> Exercise task
Restate, word for word, all of the material shown below.
====================
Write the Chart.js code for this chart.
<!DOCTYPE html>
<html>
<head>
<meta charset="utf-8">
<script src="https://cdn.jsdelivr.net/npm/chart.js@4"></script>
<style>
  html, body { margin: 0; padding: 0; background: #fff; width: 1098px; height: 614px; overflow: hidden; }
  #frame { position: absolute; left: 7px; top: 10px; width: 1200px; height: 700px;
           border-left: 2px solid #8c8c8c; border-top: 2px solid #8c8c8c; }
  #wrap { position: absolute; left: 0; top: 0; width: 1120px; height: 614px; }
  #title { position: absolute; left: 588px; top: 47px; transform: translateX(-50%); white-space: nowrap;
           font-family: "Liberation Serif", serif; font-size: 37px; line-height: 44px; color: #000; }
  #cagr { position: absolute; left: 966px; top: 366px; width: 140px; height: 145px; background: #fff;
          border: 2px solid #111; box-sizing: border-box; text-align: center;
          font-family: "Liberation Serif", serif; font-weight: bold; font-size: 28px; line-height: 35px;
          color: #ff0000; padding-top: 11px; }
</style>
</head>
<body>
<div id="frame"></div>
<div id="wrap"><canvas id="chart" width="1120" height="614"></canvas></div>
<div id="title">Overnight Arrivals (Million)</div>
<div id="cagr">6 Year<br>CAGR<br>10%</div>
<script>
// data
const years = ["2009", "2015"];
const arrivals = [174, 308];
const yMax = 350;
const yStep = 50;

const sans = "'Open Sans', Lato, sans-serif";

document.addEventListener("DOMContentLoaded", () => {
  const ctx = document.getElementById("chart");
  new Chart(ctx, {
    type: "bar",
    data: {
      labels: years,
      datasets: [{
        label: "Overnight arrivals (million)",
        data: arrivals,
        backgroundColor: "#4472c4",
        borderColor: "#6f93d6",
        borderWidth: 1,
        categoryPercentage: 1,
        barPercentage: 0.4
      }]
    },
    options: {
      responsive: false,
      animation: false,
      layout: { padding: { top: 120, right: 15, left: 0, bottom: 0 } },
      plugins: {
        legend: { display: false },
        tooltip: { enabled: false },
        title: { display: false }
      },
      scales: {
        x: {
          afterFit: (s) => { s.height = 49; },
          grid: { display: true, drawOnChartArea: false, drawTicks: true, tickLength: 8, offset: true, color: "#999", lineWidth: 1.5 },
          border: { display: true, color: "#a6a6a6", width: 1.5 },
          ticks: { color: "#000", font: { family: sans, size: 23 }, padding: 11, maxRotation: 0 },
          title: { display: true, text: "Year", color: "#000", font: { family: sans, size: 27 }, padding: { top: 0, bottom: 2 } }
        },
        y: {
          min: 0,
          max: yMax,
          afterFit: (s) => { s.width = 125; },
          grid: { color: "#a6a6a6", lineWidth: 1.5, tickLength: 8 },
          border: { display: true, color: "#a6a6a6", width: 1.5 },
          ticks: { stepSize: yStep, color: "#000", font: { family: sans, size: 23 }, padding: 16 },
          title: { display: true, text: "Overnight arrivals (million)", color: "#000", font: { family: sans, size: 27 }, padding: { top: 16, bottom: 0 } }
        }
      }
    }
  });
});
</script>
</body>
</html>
====================
> Solution to this task
Write the Chart.js code for this chart.
<!DOCTYPE html>
<html>
<head>
<meta charset="utf-8">
<script src="https://cdn.jsdelivr.net/npm/chart.js@4"></script>
<style>
  html, body { margin: 0; padding: 0; background: #fff; width: 1098px; height: 614px; overflow: hidden; }
  #frame { position: absolute; left: 7px; top: 10px; width: 1200px; height: 700px;
           border-left: 2px solid #8c8c8c; border-top: 2px solid #8c8c8c; }
  #wrap { position: absolute; left: 0; top: 0; width: 1120px; height: 614px; }
  #title { position: absolute; left: 588px; top: 47px; transform: translateX(-50%); white-space: nowrap;
           font-family: "Liberation Serif", serif; font-size: 37px; line-height: 44px; color: #000; }
  #cagr { position: absolute; left: 966px; top: 366px; width: 140px; height: 145px; background: #fff;
          border: 2px solid #111; box-sizing: border-box; text-align: center;
          font-family: "Liberation Serif", serif; font-weight: bold; font-size: 28px; line-height: 35px;
          color: #ff0000; padding-top: 11px; }
</style>
</head>
<body>
<div id="frame"></div>
<div id="wrap"><canvas id="chart" width="1120" height="614"></canvas></div>
<div id="title">Overnight Arrivals (Million)</div>
<div id="cagr">6 Year<br>CAGR<br>10%</div>
<script>
// data
const years = ["2009", "2015"];
const arrivals = [174, 308];
const yMax = 350;
const yStep = 50;

const sans = "'Open Sans', Lato, sans-serif";

document.addEventListener("DOMContentLoaded", () => {
  const ctx = document.getElementById("chart");
  new Chart(ctx, {
    type: "bar",
    data: {
      labels: years,
      datasets: [{
        label: "Overnight arrivals (million)",
        data: arrivals,
        backgroundColor: "#4472c4",
        borderColor: "#6f93d6",
        borderWidth: 1,
        categoryPercentage: 1,
        barPercentage: 0.4
      }]
    },
    options: {
      responsive: false,
      animation: false,
      layout: { padding: { top: 120, right: 15, left: 0, bottom: 0 } },
      plugins: {
        legend: { display: false },
        tooltip: { enabled: false },
        title: { display: false }
      },
      scales: {
        x: {
          afterFit: (s) => { s.height = 49; },
          grid: { display: true, drawOnChartArea: false, drawTicks: true, tickLength: 8, offset: true, color: "#999", lineWidth: 1.5 },
          border: { display: true, color: "#a6a6a6", width: 1.5 },
          ticks: { color: "#000", font: { family: sans, size: 23 }, padding: 11, maxRotation: 0 },
          title: { display: true, text: "Year", color: "#000", font: { family: sans, size: 27 }, padding: { top: 0, bottom: 2 } }
        },
        y: {
          min: 0,
          max: yMax,
          afterFit: (s) => { s.width = 125; },
          grid: { color: "#a6a6a6", lineWidth: 1.5, tickLength: 8 },
          border: { display: true, color: "#a6a6a6", width: 1.5 },
          ticks: { stepSize: yStep, color: "#000", font: { family: sans, size: 23 }, padding: 16 },
          title: { display: true, text: "Overnight arrivals (million)", color: "#000", font: { family: sans, size: 27 }, padding: { top: 16, bottom: 0 } }
        }
      }
    }
  });
});
</script>
</body>
</html>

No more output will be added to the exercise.